WHAT IS NEEDED
Without skipping anything, write out each record below exactly.

===== INPUT ROWS =====

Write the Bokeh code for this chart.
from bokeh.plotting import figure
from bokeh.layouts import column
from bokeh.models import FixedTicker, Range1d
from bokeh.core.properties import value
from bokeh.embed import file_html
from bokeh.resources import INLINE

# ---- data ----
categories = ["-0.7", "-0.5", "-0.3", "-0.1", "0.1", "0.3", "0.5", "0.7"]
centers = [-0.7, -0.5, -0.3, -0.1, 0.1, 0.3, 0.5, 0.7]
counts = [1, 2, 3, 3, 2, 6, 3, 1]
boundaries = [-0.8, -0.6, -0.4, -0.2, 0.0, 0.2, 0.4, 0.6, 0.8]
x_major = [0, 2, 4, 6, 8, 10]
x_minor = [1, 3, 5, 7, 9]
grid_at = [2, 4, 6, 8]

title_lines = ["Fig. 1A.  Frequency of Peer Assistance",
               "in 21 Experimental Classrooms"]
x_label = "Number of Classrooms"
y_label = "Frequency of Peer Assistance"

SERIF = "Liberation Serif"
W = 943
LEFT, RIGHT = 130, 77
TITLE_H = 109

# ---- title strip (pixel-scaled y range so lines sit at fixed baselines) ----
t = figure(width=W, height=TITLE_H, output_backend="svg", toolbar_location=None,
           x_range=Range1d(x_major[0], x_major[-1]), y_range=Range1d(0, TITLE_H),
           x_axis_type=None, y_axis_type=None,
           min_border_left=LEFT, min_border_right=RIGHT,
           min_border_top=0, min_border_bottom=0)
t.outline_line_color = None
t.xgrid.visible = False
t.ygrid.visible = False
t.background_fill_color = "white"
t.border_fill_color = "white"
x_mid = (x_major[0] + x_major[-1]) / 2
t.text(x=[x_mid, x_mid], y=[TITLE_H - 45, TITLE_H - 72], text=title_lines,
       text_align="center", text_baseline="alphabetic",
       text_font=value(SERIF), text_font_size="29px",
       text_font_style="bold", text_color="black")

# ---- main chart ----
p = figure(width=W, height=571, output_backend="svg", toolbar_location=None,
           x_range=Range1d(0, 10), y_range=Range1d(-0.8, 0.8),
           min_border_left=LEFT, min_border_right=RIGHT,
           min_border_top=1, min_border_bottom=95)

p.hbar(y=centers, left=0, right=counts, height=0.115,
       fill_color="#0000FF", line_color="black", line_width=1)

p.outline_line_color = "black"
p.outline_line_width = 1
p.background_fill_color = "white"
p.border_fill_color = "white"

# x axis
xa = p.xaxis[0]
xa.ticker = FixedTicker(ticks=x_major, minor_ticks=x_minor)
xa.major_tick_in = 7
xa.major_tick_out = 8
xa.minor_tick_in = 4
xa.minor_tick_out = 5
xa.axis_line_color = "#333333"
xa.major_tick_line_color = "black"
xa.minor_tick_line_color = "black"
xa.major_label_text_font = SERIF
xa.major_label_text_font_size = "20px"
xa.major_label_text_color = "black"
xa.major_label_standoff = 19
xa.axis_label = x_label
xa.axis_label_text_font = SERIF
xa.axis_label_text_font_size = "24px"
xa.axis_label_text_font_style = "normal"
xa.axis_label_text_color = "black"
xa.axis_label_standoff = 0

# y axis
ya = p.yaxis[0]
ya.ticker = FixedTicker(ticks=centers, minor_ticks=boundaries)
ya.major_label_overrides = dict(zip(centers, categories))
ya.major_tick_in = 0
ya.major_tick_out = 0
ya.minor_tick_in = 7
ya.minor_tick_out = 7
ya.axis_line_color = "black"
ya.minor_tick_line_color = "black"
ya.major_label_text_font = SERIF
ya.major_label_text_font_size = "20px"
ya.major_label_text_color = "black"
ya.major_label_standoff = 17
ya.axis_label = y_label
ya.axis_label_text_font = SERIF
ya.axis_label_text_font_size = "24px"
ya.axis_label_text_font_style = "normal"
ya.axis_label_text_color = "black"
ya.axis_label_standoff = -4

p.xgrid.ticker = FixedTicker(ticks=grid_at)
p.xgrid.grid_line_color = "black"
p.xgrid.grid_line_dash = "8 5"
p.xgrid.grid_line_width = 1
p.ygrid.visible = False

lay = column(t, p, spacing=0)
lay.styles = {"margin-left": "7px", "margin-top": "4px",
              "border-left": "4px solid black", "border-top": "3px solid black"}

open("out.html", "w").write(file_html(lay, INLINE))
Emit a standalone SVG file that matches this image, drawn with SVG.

=====

SOLUTION TO THE PROBLEM
Write the Bokeh code for this chart.
from bokeh.plotting import figure
from bokeh.layouts import column
from bokeh.models import FixedTicker, Range1d
from bokeh.core.properties import value
from bokeh.embed import file_html
from bokeh.resources import INLINE

# ---- data ----
categories = ["-0.7", "-0.5", "-0.3", "-0.1", "0.1", "0.3", "0.5", "0.7"]
centers = [-0.7, -0.5, -0.3, -0.1, 0.1, 0.3, 0.5, 0.7]
counts = [1, 2, 3, 3, 2, 6, 3, 1]
boundaries = [-0.8, -0.6, -0.4, -0.2, 0.0, 0.2, 0.4, 0.6, 0.8]
x_major = [0, 2, 4, 6, 8, 10]
x_minor = [1, 3, 5, 7, 9]
grid_at = [2, 4, 6, 8]

title_lines = ["Fig. 1A.  Frequency of Peer Assistance",
               "in 21 Experimental Classrooms"]
x_label = "Number of Classrooms"
y_label = "Frequency of Peer Assistance"

SERIF = "Liberation Serif"
W = 943
LEFT, RIGHT = 130, 77
TITLE_H = 109

# ---- title strip (pixel-scaled y range so lines sit at fixed baselines) ----
t = figure(width=W, height=TITLE_H, output_backend="svg", toolbar_location=None,
           x_range=Range1d(x_major[0], x_major[-1]), y_range=Range1d(0, TITLE_H),
           x_axis_type=None, y_axis_type=None,
           min_border_left=LEFT, min_border_right=RIGHT,
           min_border_top=0, min_border_bottom=0)
t.outline_line_color = None
t.xgrid.visible = False
t.ygrid.visible = False
t.background_fill_color = "white"
t.border_fill_color = "white"
x_mid = (x_major[0] + x_major[-1]) / 2
t.text(x=[x_mid, x_mid], y=[TITLE_H - 45, TITLE_H - 72], text=title_lines,
       text_align="center", text_baseline="alphabetic",
       text_font=value(SERIF), text_font_size="29px",
       text_font_style="bold", text_color="black")

# ---- main chart ----
p = figure(width=W, height=571, output_backend="svg", toolbar_location=None,
           x_range=Range1d(0, 10), y_range=Range1d(-0.8, 0.8),
           min_border_left=LEFT, min_border_right=RIGHT,
           min_border_top=1, min_border_bottom=95)

p.hbar(y=centers, left=0, right=counts, height=0.115,
       fill_color="#0000FF", line_color="black", line_width=1)

p.outline_line_color = "black"
p.outline_line_width = 1
p.background_fill_color = "white"
p.border_fill_color = "white"

# x axis
xa = p.xaxis[0]
xa.ticker = FixedTicker(ticks=x_major, minor_ticks=x_minor)
xa.major_tick_in = 7
xa.major_tick_out = 8
xa.minor_tick_in = 4
xa.minor_tick_out = 5
xa.axis_line_color = "#333333"
xa.major_tick_line_color = "black"
xa.minor_tick_line_color = "black"
xa.major_label_text_font = SERIF
xa.major_label_text_font_size = "20px"
xa.major_label_text_color = "black"
xa.major_label_standoff = 19
xa.axis_label = x_label
xa.axis_label_text_font = SERIF
xa.axis_label_text_font_size = "24px"
xa.axis_label_text_font_style = "normal"
xa.axis_label_text_color = "black"
xa.axis_label_standoff = 0

# y axis
ya = p.yaxis[0]
ya.ticker = FixedTicker(ticks=centers, minor_ticks=boundaries)
ya.major_label_overrides = dict(zip(centers, categories))
ya.major_tick_in = 0
ya.major_tick_out = 0
ya.minor_tick_in = 7
ya.minor_tick_out = 7
ya.axis_line_color = "black"
ya.minor_tick_line_color = "black"
ya.major_label_text_font = SERIF
ya.major_label_text_font_size = "20px"
ya.major_label_text_color = "black"
ya.major_label_standoff = 17
ya.axis_label = y_label
ya.axis_label_text_font = SERIF
ya.axis_label_text_font_size = "24px"
ya.axis_label_text_font_style = "normal"
ya.axis_label_text_color = "black"
ya.axis_label_standoff = -4

p.xgrid.ticker = FixedTicker(ticks=grid_at)
p.xgrid.grid_line_color = "black"
p.xgrid.grid_line_dash = "8 5"
p.xgrid.grid_line_width = 1
p.ygrid.visible = False

lay = column(t, p, spacing=0)
lay.styles = {"margin-left": "7px", "margin-top": "4px",
              "border-left": "4px solid black", "border-top": "3px solid black"}

open("out.html", "w").write(file_html(lay, INLINE))
Emit a standalone SVG file that matches this image, drawn with SVG.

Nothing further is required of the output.